DO THIS: Reproduce nothing except the lines between the line with "Convert this diagram to TikZ code." and the line with "(nGui) at (697,641);", both ends included, and please leave out pictures.

+--

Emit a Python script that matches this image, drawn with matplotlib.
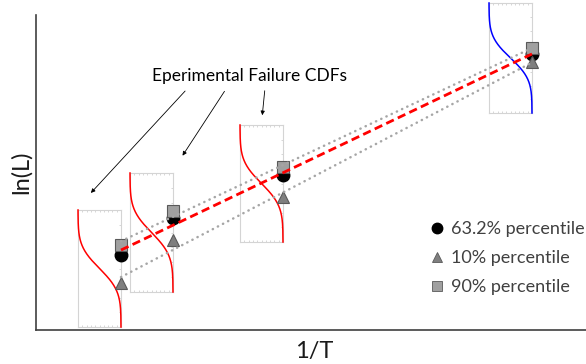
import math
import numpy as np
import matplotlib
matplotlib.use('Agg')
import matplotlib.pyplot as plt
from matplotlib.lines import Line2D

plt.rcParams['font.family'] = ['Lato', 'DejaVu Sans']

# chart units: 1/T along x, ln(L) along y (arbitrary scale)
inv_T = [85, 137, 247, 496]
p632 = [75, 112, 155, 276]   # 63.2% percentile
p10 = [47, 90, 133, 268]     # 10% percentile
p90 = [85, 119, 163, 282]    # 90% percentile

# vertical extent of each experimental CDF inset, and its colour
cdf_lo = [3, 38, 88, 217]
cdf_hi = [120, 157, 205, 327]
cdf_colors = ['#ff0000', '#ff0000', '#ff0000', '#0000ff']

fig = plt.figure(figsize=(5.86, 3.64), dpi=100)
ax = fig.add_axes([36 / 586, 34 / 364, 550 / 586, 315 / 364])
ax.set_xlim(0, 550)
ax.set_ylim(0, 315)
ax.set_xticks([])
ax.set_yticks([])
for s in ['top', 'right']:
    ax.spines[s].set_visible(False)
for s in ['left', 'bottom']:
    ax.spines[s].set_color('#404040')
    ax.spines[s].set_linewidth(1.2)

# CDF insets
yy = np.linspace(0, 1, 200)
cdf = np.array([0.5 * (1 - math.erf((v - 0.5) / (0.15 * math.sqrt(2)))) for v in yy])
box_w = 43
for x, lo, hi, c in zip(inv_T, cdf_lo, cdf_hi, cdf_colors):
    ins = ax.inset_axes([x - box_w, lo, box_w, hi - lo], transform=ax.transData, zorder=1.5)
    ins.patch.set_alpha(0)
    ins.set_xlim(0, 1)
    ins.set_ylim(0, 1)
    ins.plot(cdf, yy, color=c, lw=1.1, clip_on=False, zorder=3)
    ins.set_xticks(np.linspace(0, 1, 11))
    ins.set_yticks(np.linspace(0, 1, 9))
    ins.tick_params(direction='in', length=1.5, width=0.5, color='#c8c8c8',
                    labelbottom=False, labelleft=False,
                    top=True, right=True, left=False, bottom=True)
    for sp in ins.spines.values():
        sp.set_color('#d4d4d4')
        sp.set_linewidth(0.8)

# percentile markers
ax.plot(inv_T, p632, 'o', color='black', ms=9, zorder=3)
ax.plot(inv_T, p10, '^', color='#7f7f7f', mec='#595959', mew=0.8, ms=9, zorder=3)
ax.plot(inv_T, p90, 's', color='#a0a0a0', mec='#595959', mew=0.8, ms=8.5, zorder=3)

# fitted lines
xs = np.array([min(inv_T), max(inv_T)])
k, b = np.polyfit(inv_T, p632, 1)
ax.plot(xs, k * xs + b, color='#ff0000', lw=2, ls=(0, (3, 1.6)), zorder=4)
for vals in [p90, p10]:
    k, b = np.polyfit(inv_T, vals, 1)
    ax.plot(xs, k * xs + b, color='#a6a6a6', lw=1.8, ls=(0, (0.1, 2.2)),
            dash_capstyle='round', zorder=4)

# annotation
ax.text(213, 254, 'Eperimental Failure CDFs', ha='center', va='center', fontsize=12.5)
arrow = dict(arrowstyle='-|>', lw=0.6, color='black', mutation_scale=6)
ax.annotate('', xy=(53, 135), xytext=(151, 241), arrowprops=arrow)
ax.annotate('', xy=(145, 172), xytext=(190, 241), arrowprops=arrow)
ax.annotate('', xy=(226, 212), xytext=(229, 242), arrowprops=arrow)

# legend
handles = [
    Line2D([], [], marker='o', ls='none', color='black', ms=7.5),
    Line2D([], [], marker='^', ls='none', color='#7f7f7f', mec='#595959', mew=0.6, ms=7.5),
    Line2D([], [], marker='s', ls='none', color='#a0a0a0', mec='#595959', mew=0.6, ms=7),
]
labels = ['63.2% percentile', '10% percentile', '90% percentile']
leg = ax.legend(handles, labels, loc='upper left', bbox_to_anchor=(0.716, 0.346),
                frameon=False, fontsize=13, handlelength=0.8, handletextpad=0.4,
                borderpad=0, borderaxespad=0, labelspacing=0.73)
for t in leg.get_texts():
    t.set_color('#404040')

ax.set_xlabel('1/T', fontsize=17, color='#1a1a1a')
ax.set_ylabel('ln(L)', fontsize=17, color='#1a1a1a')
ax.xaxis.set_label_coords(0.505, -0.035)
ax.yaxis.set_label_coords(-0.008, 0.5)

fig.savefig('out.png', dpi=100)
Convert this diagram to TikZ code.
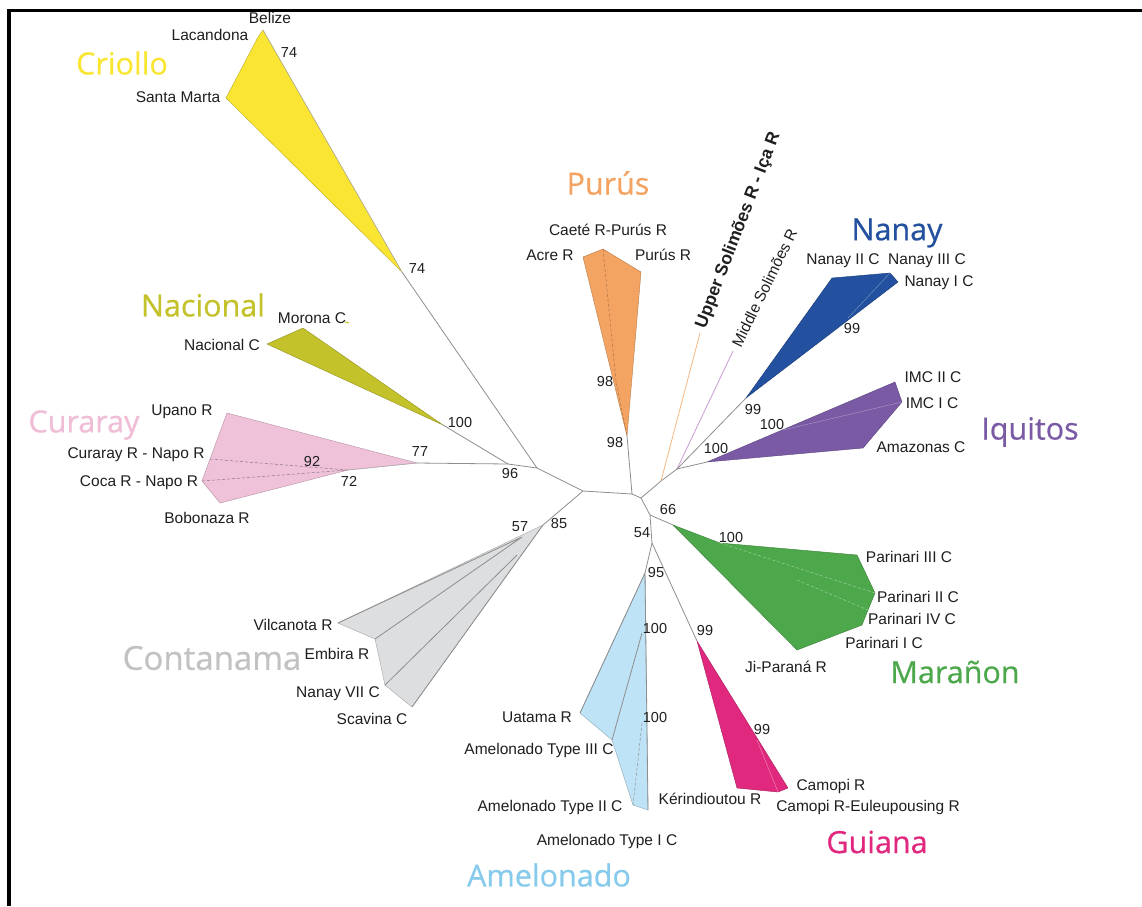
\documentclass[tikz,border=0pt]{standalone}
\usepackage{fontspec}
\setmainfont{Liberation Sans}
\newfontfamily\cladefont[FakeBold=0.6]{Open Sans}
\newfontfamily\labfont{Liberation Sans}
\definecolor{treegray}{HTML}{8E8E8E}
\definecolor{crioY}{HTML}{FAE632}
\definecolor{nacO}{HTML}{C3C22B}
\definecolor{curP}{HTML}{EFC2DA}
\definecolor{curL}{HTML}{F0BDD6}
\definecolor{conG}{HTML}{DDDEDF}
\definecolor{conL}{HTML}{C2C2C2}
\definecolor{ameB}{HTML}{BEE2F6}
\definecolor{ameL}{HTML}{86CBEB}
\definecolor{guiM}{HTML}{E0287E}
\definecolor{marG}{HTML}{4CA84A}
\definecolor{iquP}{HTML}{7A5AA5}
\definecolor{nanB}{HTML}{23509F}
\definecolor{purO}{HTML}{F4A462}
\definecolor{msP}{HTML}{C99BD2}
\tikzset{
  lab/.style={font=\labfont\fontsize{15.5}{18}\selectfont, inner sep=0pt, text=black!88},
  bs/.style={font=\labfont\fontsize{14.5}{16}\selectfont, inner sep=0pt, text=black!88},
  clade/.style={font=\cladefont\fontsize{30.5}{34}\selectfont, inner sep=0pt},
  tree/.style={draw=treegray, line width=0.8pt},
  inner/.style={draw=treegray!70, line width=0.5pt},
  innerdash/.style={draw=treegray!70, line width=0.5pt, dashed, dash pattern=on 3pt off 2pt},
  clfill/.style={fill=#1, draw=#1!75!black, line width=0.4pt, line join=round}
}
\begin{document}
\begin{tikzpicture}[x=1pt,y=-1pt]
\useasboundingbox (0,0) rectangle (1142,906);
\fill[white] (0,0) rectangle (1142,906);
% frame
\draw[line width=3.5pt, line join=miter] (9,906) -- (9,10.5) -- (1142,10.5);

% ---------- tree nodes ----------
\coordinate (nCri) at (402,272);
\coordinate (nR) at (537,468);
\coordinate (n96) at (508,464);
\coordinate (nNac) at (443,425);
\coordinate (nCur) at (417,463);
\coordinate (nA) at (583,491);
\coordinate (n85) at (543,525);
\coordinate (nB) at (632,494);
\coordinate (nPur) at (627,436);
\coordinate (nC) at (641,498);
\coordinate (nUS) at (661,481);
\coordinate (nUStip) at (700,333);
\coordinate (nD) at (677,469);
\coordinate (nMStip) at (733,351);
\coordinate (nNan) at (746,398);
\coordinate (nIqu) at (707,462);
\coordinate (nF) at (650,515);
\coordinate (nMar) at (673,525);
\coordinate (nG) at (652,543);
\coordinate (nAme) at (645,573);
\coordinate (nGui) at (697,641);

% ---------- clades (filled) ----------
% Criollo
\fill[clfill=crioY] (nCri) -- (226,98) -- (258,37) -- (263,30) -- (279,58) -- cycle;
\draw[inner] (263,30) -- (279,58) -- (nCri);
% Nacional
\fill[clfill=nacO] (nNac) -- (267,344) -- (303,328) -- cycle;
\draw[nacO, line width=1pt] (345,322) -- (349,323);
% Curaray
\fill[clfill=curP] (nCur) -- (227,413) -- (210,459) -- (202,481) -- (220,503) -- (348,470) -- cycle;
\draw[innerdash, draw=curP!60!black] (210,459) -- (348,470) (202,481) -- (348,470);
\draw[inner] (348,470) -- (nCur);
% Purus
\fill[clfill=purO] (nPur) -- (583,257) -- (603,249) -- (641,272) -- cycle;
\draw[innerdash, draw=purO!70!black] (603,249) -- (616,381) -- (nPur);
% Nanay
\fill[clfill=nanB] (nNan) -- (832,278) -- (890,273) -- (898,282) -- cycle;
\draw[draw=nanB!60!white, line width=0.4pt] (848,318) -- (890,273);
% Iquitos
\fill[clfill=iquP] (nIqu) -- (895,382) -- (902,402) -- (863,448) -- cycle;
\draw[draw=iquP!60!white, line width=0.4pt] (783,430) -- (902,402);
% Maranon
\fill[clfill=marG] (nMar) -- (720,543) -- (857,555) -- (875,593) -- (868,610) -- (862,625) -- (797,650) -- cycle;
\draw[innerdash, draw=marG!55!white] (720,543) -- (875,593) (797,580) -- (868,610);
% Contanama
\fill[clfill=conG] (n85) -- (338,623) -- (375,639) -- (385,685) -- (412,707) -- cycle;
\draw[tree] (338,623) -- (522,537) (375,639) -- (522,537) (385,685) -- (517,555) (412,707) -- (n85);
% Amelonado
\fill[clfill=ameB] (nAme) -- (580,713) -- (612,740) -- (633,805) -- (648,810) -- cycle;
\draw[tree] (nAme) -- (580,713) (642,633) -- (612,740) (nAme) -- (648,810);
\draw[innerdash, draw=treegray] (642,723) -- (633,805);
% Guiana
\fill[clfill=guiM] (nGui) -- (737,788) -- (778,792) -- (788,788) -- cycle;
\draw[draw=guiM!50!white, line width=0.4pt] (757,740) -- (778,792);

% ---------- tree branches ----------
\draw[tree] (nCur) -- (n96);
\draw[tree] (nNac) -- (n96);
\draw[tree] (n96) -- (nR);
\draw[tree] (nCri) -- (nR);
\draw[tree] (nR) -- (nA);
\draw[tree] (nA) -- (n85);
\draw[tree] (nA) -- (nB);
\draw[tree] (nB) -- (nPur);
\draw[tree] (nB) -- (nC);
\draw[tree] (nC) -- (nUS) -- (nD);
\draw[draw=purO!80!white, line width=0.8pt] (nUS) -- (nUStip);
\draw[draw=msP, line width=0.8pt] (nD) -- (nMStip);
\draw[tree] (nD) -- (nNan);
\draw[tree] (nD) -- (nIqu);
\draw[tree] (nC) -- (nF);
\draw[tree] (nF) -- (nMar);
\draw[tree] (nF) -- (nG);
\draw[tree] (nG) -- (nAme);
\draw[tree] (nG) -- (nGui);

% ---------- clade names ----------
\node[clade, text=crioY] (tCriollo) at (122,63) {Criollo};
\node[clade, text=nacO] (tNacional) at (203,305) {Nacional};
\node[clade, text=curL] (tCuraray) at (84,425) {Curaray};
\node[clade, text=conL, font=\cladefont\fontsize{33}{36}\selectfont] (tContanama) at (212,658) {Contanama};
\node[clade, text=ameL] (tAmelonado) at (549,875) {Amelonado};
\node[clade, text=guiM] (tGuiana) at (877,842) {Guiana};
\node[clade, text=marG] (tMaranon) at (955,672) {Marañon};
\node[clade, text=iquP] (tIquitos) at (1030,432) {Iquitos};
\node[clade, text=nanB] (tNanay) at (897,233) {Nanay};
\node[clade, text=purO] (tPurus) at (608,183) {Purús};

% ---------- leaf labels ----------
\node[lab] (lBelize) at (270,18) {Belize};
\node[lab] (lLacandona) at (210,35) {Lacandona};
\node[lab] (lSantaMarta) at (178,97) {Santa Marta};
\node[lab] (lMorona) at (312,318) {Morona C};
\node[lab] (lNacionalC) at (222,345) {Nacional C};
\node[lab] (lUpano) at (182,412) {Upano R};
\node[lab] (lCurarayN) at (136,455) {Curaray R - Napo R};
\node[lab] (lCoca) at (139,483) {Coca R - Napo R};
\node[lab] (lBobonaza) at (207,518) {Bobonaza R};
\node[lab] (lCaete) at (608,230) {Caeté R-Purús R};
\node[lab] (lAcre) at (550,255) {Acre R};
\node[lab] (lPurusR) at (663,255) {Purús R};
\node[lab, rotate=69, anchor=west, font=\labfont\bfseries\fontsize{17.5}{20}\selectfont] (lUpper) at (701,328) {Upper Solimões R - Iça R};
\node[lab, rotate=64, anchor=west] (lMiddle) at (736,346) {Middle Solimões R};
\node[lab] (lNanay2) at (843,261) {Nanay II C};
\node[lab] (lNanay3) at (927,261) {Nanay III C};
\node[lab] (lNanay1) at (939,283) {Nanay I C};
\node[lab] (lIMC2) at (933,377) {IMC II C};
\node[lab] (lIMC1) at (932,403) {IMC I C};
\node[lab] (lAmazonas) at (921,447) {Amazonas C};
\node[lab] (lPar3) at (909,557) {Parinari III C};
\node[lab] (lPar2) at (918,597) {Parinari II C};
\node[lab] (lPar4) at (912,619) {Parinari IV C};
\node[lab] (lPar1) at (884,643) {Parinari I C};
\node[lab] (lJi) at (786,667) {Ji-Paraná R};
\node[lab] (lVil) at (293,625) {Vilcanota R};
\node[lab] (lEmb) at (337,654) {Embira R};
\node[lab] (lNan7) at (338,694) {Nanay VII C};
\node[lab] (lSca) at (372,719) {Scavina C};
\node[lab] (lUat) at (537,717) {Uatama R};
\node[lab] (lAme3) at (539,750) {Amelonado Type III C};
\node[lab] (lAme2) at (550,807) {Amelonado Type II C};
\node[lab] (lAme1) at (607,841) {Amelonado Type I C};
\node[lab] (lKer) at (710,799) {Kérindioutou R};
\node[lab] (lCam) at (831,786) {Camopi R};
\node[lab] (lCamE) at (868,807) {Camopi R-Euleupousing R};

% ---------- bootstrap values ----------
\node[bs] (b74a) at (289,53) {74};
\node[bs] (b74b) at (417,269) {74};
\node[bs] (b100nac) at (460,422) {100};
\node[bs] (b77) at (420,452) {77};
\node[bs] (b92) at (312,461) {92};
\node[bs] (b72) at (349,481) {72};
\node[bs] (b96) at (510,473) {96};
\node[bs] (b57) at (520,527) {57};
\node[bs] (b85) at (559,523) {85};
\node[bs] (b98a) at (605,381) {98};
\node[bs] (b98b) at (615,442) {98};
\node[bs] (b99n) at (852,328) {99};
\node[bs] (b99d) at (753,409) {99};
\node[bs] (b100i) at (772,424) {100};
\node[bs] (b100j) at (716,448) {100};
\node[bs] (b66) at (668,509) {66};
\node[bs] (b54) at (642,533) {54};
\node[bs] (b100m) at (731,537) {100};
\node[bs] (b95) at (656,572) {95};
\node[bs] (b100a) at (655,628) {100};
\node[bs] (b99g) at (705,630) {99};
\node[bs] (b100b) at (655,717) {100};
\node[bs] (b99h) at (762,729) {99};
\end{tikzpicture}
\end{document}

+--

RESULT FOR THIS TASK:
Convert this diagram to TikZ code.
\documentclass[tikz,border=0pt]{standalone}
\usepackage{fontspec}
\setmainfont{Liberation Sans}
\newfontfamily\cladefont[FakeBold=0.6]{Open Sans}
\newfontfamily\labfont{Liberation Sans}
\definecolor{treegray}{HTML}{8E8E8E}
\definecolor{crioY}{HTML}{FAE632}
\definecolor{nacO}{HTML}{C3C22B}
\definecolor{curP}{HTML}{EFC2DA}
\definecolor{curL}{HTML}{F0BDD6}
\definecolor{conG}{HTML}{DDDEDF}
\definecolor{conL}{HTML}{C2C2C2}
\definecolor{ameB}{HTML}{BEE2F6}
\definecolor{ameL}{HTML}{86CBEB}
\definecolor{guiM}{HTML}{E0287E}
\definecolor{marG}{HTML}{4CA84A}
\definecolor{iquP}{HTML}{7A5AA5}
\definecolor{nanB}{HTML}{23509F}
\definecolor{purO}{HTML}{F4A462}
\definecolor{msP}{HTML}{C99BD2}
\tikzset{
  lab/.style={font=\labfont\fontsize{15.5}{18}\selectfont, inner sep=0pt, text=black!88},
  bs/.style={font=\labfont\fontsize{14.5}{16}\selectfont, inner sep=0pt, text=black!88},
  clade/.style={font=\cladefont\fontsize{30.5}{34}\selectfont, inner sep=0pt},
  tree/.style={draw=treegray, line width=0.8pt},
  inner/.style={draw=treegray!70, line width=0.5pt},
  innerdash/.style={draw=treegray!70, line width=0.5pt, dashed, dash pattern=on 3pt off 2pt},
  clfill/.style={fill=#1, draw=#1!75!black, line width=0.4pt, line join=round}
}
\begin{document}
\begin{tikzpicture}[x=1pt,y=-1pt]
\useasboundingbox (0,0) rectangle (1142,906);
\fill[white] (0,0) rectangle (1142,906);
% frame
\draw[line width=3.5pt, line join=miter] (9,906) -- (9,10.5) -- (1142,10.5);

% ---------- tree nodes ----------
\coordinate (nCri) at (402,272);
\coordinate (nR) at (537,468);
\coordinate (n96) at (508,464);
\coordinate (nNac) at (443,425);
\coordinate (nCur) at (417,463);
\coordinate (nA) at (583,491);
\coordinate (n85) at (543,525);
\coordinate (nB) at (632,494);
\coordinate (nPur) at (627,436);
\coordinate (nC) at (641,498);
\coordinate (nUS) at (661,481);
\coordinate (nUStip) at (700,333);
\coordinate (nD) at (677,469);
\coordinate (nMStip) at (733,351);
\coordinate (nNan) at (746,398);
\coordinate (nIqu) at (707,462);
\coordinate (nF) at (650,515);
\coordinate (nMar) at (673,525);
\coordinate (nG) at (652,543);
\coordinate (nAme) at (645,573);
\coordinate (nGui) at (697,641);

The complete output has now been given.